McDonnell (R) is revamping the system for felons to have their rights restored as he works to process every application within 90 days. Other governors have taken six to 12 months to process applications.

Martin said media outlets, including The Washington Post, were incorrect in reporting that the governor's office had decided to require the letters to the governor. "As this paper and other media outlets have been told, this remains a draft policy proposal. Nothing has changed," Martin said.

The Post reported that Secretary of the Commonwealth Janet Polarek and Deputy Secretary Christie Heath said in an interview last week that while McDonnell was still considering broader changes to the process for restoring voting rights, the decision had been made to require offenders to submit letters, adding that the state already had started mailing out the changes.

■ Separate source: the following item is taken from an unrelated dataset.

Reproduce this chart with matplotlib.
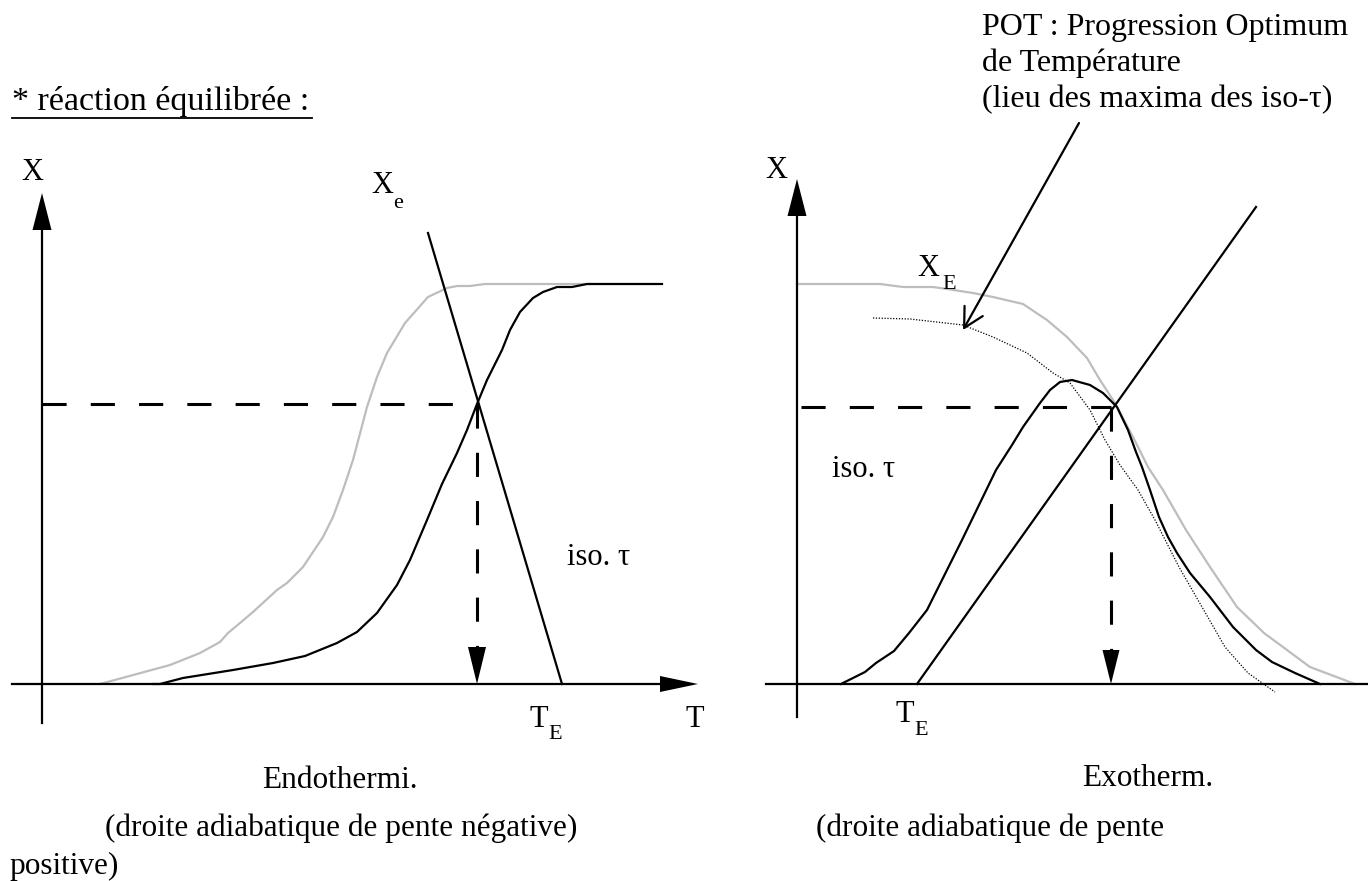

Heath said 213 nonviolent felons have applied to have their rights restored since McDonnell was sworn into office in January. Ninety-five percent of them had written letters to the governor by an April 1 deadline, Martin said Tuesday.

Sen. A. Donald McEachin (D-Richmond), who opposes the changes, said he was baffled as to why the governor's office was collecting letters from applicants if they were never going to use them.

"It raises an eyebrow,'' McEachin said. "If they're not going to use the essay, why have they written people and told them they're going to use the essays? It's starting to look like the gang that can't shoot straight."

The proposal was met with heavy criticism from Democrats, civil rights groups and those who work with felons to restore their rights. They said McDonnell's proposal would turn a nearly automatic process into a subjective one that may prevent poor, less-educated or minority residents from being allowed to vote.

Virginia would be the only state to require a letter for the restoration of civil rights, according to Marc Mauer, executive director of the Sentencing Project, a research and advocacy group.

Former Kentucky governor Ernie Fletcher (R) required a personal essay, but his Democratic successor Steve Beshear removed the requirement in 2008.